Video courtesy of DJA
Few who had been inside ArtCenter College of Design’s South campus “wind tunnel” on South Raymond Avenue in Pasadena can forget its massiveness and sheer size. Now all that empty space — once vital for aircraft testing — is being ‘subdivided’ into a warren of classrooms and labs that will actually double the square footage of usable space.
The wind tunnel’s 18,000-square-foot space will now hold 31,000 square feet of specialized labs, classrooms, exhibition spaces, studios and offices to be known as the Mullin Transportation Design Center, the future home of undergraduate and graduate students of the ArtCenter’s Transportation Design programs.
The building at 950 S. Raymond Ave. will be “transformational to our undergraduate and graduate Transportation Design programs,” said Stewart Reed, chair of the ArtCenter’s Transportation Design Department.
“Repurposing the historic Pasadena Wind Tunnel to bring all of our students and faculty under one roof will allow us to meet the future forward curricular needs of our world renowned educational programs in an entirely new way,” Reed said.
“It will not only expand the square footage of our studios but expand and enhance the educational experience for our students to more closely match that of a professional automotive studio. This facility will provide our students and faculty with dedicated classrooms, labs and shared workspaces where they will interact with full scale vehicles and the most innovative tools and resources.”
The redesign by Darin Johnstone Architects (DJA) is set to double the square footage of the existing wind tunnel building, which was called the Southern California Cooperative Wind Tunnel in 1945 when it was commissioned and began life as an aircraft design testing laboratory.
ArtCenter opened the facility as its South Campus in 2004 to house the Public Programs administrative team and ArtCenter’s Graduate Art and Media Design Practices programs.
Originally designed to simulate motion by testing objects fixed in space, the massive, barrel-vaulted space was – throughout the mid-1900s – home to a supersonic wind tunnel operated by Caltech as a testing facility for leading aerospace manufacturers including Convair, Douglas, Lockheed, McDonnell and North American.

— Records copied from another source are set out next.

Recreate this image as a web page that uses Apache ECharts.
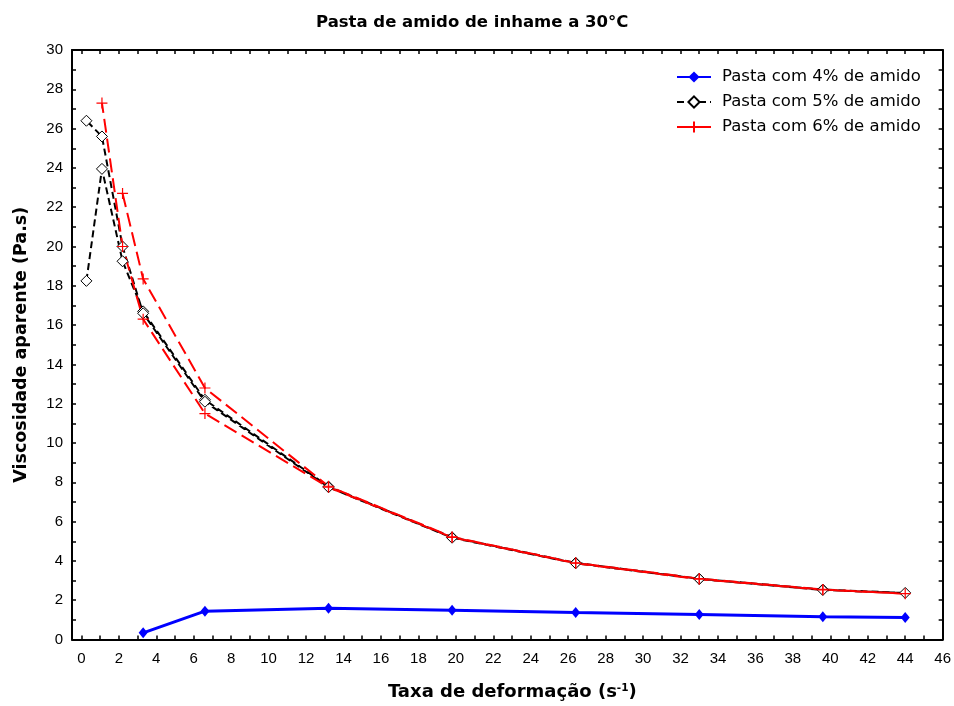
<!DOCTYPE html>
<html>
<head>
<meta charset="utf-8">
<script src="https://cdn.jsdelivr.net/npm/echarts@6/dist/echarts.min.js"></script>
<style>html,body{margin:0;padding:0;background:#fff}#c{width:954px;height:706px}</style>
</head>
<body>
<div id="c"></div>
<script>
// ---- data ----
var titleText = 'Pasta de amido de inhame a 30°C';
var seriesNames = ['Pasta com 4% de amido', 'Pasta com 5% de amido', 'Pasta com 6% de amido'];
var xTickLabels = [0,2,4,6,8,10,12,14,16,18,20,22,24,26,28,30,32,34,36,38,40,42,44,46];
var yTickLabels = [0,2,4,6,8,10,12,14,16,18,20,22,24,26,28,30];

var x4 = [3.3, 6.6, 13.2, 19.8, 26.4, 33.0, 39.6, 44.0];
var y4 = [0.34, 1.44, 1.59, 1.49, 1.37, 1.27, 1.16, 1.12];

var x5 = [0.27, 1.1, 2.2, 3.3, 6.6, 13.2, 19.8, 26.4, 33.0, 39.6, 44.0, 39.6, 33.0, 26.4, 19.8, 13.2, 6.6, 3.3, 2.2, 1.1, 0.27];
var y5 = [18.25, 23.95, 19.25, 16.7, 12.2, 7.78, 5.2, 3.9, 3.09, 2.54, 2.37, 2.52, 3.08, 3.88, 5.18, 7.75, 12.1, 16.6, 20.0, 25.6, 26.4];

var x6 = [2.2, 3.3, 6.6, 13.2, 19.8, 26.4, 33.0, 39.6, 44.0, 39.6, 33.0, 26.4, 19.8, 13.2, 6.6, 3.3, 2.2, 1.1];
var y6 = [22.7, 18.35, 12.8, 7.8, 5.22, 3.9, 3.1, 2.55, 2.33, 2.53, 3.07, 3.88, 5.2, 7.75, 11.5, 16.3, 20.0, 27.3];

// ---- build ----
function pairs(xs, ys){ return xs.map(function(x,i){ return [x, ys[i]]; }); }
function range(a,b){ var r=[]; for(var i=a;i<=b;i++) r.push(i); return r; }
var FONT = '"Liberation Sans", Arial, sans-serif';
var WFONT = '"DejaVu Sans", sans-serif';

var chart = echarts.init(document.getElementById('c'), null, {renderer:'canvas'});
var tickStyle = {show:true, inside:true, length:4, lineStyle:{color:'#000', width:1.5}};
var option = {
  animation: false,
  backgroundColor: '#fff',
  title: {
    text: titleText, left: 311, top: 9,
    textStyle: {fontFamily: WFONT, fontSize: 16.5, fontWeight: 'bold', color: '#000'}
  },
  legend: {
    orient: 'vertical', left: 676, top: 68, padding: 0, itemWidth: 34, itemHeight: 14, itemGap: 7,
    textStyle: {fontFamily: WFONT, fontSize: 16.5, color: '#000', padding: [0,0,0,6], lineHeight: 18},
    data: seriesNames
  },
  grid: {left: 72, right: 10, top: 50, bottom: 66, containLabel: false},
  xAxis: [{
    type: 'value', position: 'bottom', min: -0.5, max: 46,
    axisLine: {show:true, onZero:false, lineStyle:{color:'#000', width:2}},
    axisTick: Object.assign({customValues: range(0,46)}, tickStyle),
    axisLabel: {customValues: xTickLabels, fontFamily: FONT, fontSize: 15, color:'#000', margin: 12},
    splitLine: {show:false},
    name: '{b|Taxa de deformação (s}{sup|-1}{b|)}',
    nameLocation: 'middle', nameGap: 43,
    nameTextStyle: {padding: [0,0,0,10], rich: {
      b: {fontFamily: WFONT, fontSize: 18, fontWeight: 'bold', color: '#000'},
      sup: {fontFamily: WFONT, fontSize: 10.5, fontWeight: 'bold', color: '#000', verticalAlign: 'bottom', padding:[0,0,8,0]}
    }}
  },{
    type: 'value', position: 'top', min: -0.5, max: 46,
    axisLine: {show:true, onZero:false, lineStyle:{color:'#000', width:2}},
    axisTick: Object.assign({customValues: range(0,46)}, tickStyle),
    axisLabel: {show:false}, splitLine: {show:false}
  }],
  yAxis: [{
    type: 'value', position: 'left', min: 0, max: 30,
    axisLine: {show:true, onZero:false, lineStyle:{color:'#000', width:2}},
    axisTick: Object.assign({customValues: range(0,30)}, tickStyle),
    axisLabel: {customValues: yTickLabels, fontFamily: FONT, fontSize: 15, color:'#000', margin: 9},
    splitLine: {show:false},
    name: 'Viscosidade aparente (Pa.s)', nameLocation: 'middle', nameGap: 42,
    nameTextStyle: {fontFamily: WFONT, fontSize: 17.5, fontWeight: 'bold', color: '#000'}
  },{
    type: 'value', position: 'right', min: 0, max: 30,
    axisLine: {show:true, onZero:false, lineStyle:{color:'#000', width:2}},
    axisTick: Object.assign({customValues: range(0,30)}, tickStyle),
    axisLabel: {show:false}, splitLine: {show:false}
  }],
  series: [{
    name: seriesNames[0], type: 'line', xAxisIndex: 0, yAxisIndex: 0,
    data: pairs(x4, y4),
    symbol: 'diamond', symbolSize: [9, 11],
    lineStyle: {color: '#0000ff', width: 3},
    itemStyle: {color: '#0000ff'}
  },{
    name: seriesNames[1], type: 'line', xAxisIndex: 0, yAxisIndex: 0,
    data: pairs(x5, y5),
    symbol: 'diamond', symbolSize: 11,
    lineStyle: {color: '#000', width: 2, type: [7, 4]},
    itemStyle: {color: '#fff', borderColor: '#000', borderWidth: 1}
  },{
    name: seriesNames[2], type: 'line', xAxisIndex: 0, yAxisIndex: 0,
    data: pairs(x6, y6),
    symbol: 'path://M0,5L10,5M5,0L5,10', symbolSize: 11,
    lineStyle: {color: '#ff0000', width: 2, type: [14, 6]},
    itemStyle: {color: 'rgba(0,0,0,0)', borderColor: '#ff0000', borderWidth: 1.2}
  }]
};
chart.setOption(option);
</script>
</body>
</html>
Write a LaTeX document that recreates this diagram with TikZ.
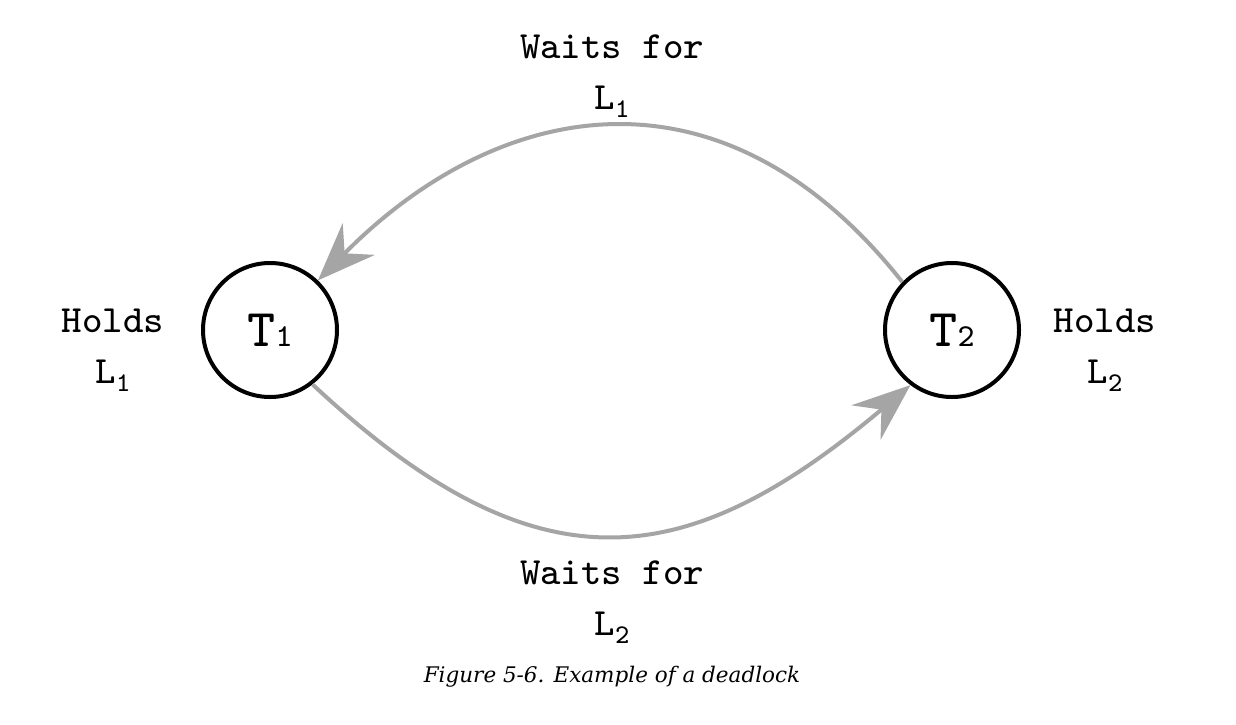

Around 1953, the wind tunnel began to be used as a testing facility for General Motors automobile designs. Other types of testing quickly followed: missiles, torpedoes, wind-driven pumps, scaffolds, parachutes, rescue capsules, motorcycles, and even street lighting.
The last test in the wind tunnel was on 25 to 26 February 1997 for a portable helicopter hangar.
DJA is revitalizing the historic “wind tunnel” building, working closely with the college’s Transportation Design department and general contractor Del Amo Construction.
“We have an excellent history of working with DJA to transform several teaching facilities at the College,” Rollin Homer, vice president for Facilities and Campus Planning at ArtCenter, said. “He’s the best kind of collaborator because he listens closely to the needs of our community and responds by offering intelligent design solutions to result in the best possible architectural and educational space within the limited resources we’ve allocated.”
Darin Johnstone, Principal at DJA, said they have been working on the project for over five years, collaborating closely with ArtCenter’s Stewart Reed, Transportation Design Executive Director Jay Sanders, and Geoff Wardle, Executive Director of Graduate Transportation Systems and Design.
“Conceptually the new facility takes its cues from the poetic history of the wind tunnel, a former aeronautic testing facility turned incubator for the future of Transportation Design,” Johnstone said. “The design acknowledges the interplay of time and the evolution of design processes related to transportation and modern aviation. The solution respects the original structure by floating within it and not touching it.”
Describing the design, Johnstone said the project will serve as a pedestrian passthrough on a line that connects all of the buildings on the South Campus. This passthrough, designed to occur on the west side of Level One, will also contain vertical circulation elements that allow all visitors to loop up to the hovering programs and flow around the lab spaces visible below.
Level One would be accessible to full-scale vehicles, with a “street” through the space passing under the hovering elements and connecting all labs. A flex lecture/gallery space will be in the middle of the diagram to foster a high level of community interaction.
To capture the additional square footage, DJA will be adding a second level and a mezzanine, Johnstone said.
“Conceptually, we wanted to create a building in a building, a kind of ship in a bottle that respects the existing volume and building fabric while contrasting it,” he said. “To accomplish this, half the massing packs tightly and efficiently along the east wall while the remainder of the spaces are hovering elements that float in the volume and shape larger voids, as a nod to the ??aeronautic history of the space.”
When it’s completed around the fall of 2023, the facility will provide ArtCenter students and faculty with dedicated classrooms, labs and shared workspaces where they would interact with full scale vehicles and the most innovative tools and resources.
ArtCenter’s Homer said their own experts are working closely with DJA to ensure that the project “meets our future forward curricular needs and offers students a revolutionary educational experience.”